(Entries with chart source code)
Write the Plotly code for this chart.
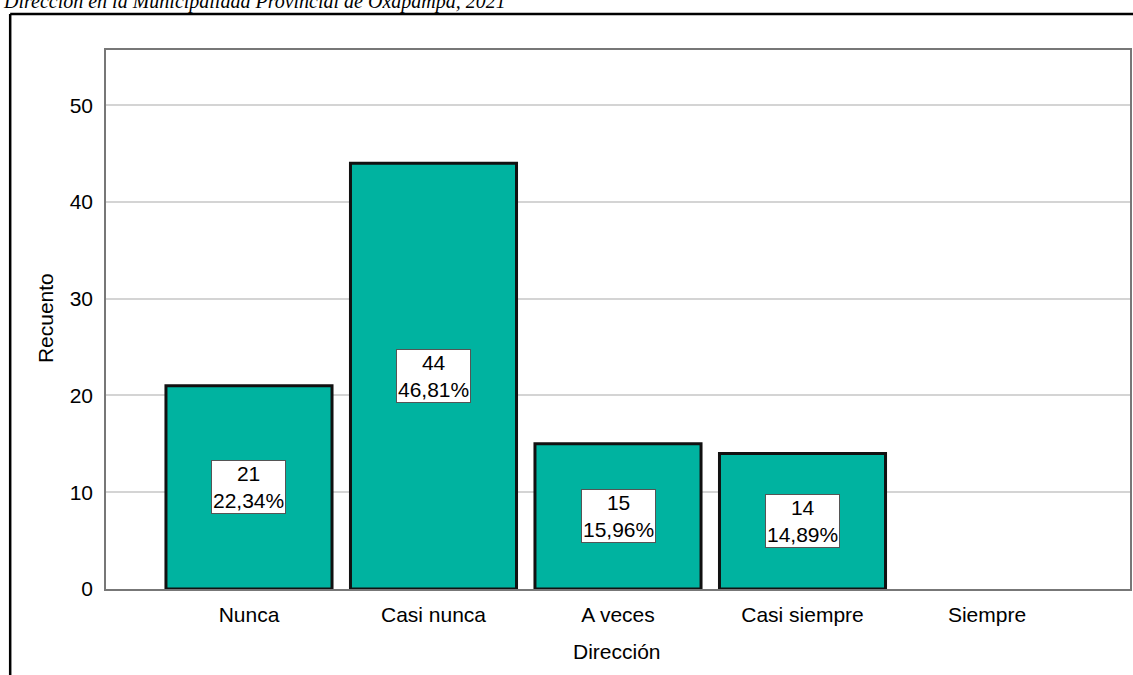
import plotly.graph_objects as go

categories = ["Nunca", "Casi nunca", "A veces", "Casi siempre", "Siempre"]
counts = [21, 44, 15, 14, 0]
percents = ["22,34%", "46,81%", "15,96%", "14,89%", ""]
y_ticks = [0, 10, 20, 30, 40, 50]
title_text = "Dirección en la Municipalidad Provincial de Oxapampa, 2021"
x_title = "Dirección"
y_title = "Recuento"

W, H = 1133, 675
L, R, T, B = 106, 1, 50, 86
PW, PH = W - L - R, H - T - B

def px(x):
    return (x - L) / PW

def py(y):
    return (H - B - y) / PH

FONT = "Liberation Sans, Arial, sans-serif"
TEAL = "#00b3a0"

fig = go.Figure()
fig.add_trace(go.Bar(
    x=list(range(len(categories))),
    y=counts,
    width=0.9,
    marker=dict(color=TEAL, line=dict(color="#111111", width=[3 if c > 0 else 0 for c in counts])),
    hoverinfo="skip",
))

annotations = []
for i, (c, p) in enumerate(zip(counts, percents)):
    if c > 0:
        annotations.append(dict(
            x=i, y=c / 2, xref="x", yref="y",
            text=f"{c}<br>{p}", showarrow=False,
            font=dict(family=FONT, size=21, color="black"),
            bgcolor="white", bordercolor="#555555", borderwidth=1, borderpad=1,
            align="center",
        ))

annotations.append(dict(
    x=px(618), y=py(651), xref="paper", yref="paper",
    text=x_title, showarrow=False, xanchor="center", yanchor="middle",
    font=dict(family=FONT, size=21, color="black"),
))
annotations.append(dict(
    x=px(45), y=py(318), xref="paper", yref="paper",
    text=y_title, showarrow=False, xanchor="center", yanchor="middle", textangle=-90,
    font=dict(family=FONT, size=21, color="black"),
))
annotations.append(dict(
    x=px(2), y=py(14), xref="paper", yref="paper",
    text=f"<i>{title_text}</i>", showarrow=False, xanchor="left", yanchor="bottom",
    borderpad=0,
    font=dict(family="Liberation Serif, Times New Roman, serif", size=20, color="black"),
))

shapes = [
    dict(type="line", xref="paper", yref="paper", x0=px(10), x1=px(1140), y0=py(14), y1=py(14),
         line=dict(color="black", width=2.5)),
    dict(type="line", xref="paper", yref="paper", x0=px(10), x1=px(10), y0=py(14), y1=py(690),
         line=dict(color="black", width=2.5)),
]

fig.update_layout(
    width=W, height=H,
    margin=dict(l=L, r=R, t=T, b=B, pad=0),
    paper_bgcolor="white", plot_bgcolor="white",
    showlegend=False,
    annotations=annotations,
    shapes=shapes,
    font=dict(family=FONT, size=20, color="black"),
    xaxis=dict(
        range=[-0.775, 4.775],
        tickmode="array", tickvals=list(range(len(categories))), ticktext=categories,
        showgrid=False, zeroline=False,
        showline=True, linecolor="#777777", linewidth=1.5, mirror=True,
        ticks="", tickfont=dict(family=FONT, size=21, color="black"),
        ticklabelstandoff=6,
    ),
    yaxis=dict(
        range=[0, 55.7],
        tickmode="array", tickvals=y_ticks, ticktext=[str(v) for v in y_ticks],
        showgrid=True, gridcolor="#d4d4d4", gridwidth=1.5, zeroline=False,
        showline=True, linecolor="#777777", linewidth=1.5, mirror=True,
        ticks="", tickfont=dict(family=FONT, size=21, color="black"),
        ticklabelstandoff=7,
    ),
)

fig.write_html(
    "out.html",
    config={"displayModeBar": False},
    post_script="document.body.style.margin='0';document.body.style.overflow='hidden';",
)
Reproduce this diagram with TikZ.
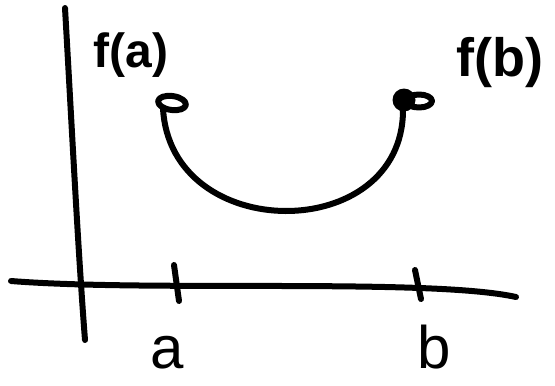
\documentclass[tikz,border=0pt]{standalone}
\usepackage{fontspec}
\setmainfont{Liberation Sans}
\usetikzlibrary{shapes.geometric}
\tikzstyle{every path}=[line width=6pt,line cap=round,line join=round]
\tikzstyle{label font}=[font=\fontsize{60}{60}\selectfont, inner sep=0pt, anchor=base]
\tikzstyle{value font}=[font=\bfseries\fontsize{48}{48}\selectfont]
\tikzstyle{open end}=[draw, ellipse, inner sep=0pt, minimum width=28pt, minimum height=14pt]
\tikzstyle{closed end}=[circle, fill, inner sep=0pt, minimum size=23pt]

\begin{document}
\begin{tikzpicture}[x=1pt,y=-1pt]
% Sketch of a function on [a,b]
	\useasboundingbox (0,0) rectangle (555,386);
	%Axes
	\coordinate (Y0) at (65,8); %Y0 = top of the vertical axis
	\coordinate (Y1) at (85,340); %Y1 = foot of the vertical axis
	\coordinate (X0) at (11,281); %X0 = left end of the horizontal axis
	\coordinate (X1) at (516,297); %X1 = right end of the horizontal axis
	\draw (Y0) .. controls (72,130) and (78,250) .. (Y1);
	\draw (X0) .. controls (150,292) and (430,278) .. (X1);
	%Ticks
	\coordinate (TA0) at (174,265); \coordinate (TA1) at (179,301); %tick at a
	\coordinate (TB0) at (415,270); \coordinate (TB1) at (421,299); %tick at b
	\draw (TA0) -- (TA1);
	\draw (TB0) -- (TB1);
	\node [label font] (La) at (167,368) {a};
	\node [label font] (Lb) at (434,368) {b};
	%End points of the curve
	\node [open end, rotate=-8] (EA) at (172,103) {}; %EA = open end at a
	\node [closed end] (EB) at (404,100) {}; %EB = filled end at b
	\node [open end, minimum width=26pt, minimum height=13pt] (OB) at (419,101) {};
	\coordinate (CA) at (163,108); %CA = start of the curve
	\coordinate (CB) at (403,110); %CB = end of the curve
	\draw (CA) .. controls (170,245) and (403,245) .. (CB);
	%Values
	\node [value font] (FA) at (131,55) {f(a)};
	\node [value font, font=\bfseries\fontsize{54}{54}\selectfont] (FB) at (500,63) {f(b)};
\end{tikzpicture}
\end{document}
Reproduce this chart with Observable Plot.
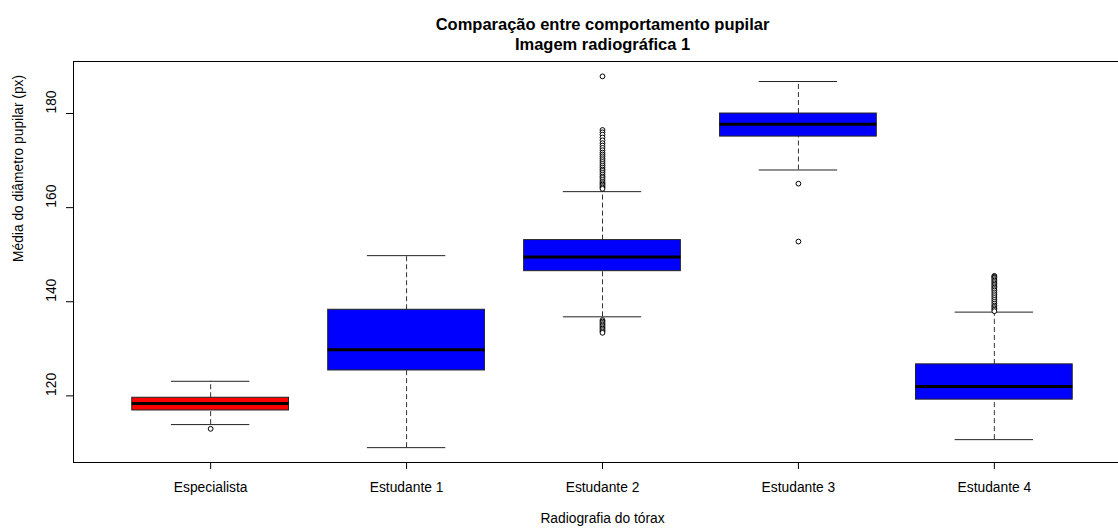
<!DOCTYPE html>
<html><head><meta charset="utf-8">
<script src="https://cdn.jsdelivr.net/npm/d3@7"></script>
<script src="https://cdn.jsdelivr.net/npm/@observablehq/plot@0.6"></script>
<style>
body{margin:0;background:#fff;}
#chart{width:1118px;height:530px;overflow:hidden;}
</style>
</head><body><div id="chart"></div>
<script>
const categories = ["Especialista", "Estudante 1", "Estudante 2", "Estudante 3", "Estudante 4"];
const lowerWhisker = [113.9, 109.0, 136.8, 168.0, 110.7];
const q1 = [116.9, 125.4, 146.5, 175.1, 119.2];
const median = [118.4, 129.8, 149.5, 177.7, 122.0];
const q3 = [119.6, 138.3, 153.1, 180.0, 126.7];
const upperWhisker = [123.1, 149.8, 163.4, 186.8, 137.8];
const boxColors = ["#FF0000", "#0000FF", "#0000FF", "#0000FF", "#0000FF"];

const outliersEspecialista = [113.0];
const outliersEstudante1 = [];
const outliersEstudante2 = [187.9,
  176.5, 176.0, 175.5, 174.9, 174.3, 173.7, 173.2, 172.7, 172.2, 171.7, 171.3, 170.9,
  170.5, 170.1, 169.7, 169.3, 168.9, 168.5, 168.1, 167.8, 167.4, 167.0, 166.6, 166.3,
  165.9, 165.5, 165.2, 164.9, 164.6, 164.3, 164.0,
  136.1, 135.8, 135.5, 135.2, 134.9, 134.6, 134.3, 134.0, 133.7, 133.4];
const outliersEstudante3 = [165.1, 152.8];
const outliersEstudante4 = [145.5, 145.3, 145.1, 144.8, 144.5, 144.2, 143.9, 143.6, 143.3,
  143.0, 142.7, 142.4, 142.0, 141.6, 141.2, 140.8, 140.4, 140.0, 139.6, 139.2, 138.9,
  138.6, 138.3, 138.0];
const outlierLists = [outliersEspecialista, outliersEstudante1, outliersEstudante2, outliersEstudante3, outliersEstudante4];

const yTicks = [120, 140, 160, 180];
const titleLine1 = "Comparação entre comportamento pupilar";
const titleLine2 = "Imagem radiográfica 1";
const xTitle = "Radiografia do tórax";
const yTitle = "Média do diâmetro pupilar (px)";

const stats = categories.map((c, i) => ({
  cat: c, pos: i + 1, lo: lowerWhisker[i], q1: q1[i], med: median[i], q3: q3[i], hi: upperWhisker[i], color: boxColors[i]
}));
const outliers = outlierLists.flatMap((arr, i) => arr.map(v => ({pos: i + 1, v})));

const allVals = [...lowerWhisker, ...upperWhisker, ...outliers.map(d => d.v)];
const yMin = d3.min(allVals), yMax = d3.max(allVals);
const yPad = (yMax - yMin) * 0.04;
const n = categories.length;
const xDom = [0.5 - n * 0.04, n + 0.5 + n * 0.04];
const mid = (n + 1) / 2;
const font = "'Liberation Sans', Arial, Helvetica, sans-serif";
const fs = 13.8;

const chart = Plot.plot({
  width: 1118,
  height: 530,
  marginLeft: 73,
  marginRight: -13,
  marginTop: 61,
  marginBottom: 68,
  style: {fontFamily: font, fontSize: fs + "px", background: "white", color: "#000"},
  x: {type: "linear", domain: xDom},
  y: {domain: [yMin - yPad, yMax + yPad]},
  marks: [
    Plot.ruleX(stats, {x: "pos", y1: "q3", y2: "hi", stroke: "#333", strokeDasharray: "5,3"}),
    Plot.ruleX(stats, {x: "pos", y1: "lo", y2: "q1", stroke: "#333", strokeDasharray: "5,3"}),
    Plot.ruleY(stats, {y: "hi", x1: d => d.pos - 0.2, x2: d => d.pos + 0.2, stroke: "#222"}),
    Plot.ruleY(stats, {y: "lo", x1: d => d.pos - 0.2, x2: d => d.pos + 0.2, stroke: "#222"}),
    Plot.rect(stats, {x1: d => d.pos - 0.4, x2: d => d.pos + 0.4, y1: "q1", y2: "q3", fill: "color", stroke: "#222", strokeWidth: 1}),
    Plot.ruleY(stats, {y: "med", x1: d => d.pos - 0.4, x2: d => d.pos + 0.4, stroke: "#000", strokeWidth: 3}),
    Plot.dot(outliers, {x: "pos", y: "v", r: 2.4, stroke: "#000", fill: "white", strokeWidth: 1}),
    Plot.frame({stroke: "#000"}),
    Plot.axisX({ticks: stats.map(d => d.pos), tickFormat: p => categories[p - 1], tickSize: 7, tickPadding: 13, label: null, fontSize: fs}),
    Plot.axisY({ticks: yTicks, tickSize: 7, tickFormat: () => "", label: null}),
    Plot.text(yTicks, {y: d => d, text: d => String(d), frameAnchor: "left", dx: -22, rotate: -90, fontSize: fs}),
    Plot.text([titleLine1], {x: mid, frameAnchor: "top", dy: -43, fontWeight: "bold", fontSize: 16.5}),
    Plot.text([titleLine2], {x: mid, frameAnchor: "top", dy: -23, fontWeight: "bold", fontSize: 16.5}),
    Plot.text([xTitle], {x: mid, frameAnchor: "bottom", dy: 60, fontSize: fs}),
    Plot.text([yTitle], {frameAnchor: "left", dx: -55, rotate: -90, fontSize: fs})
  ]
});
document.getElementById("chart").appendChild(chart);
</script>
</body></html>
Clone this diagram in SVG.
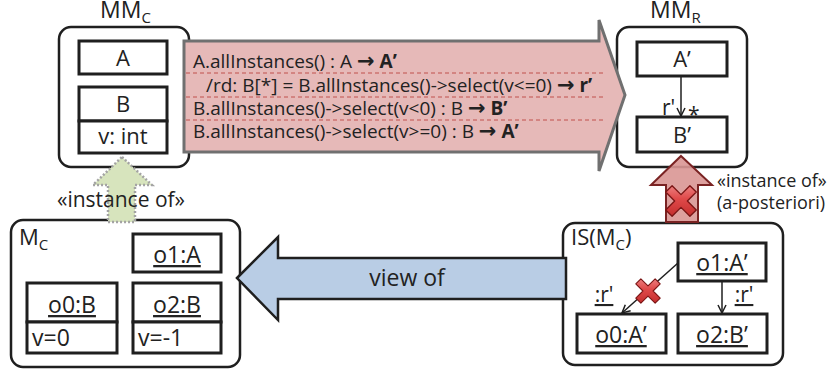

> What is asked:
Look through the records and count each line that holds "diagram". Write only the total.

> Task solution:
2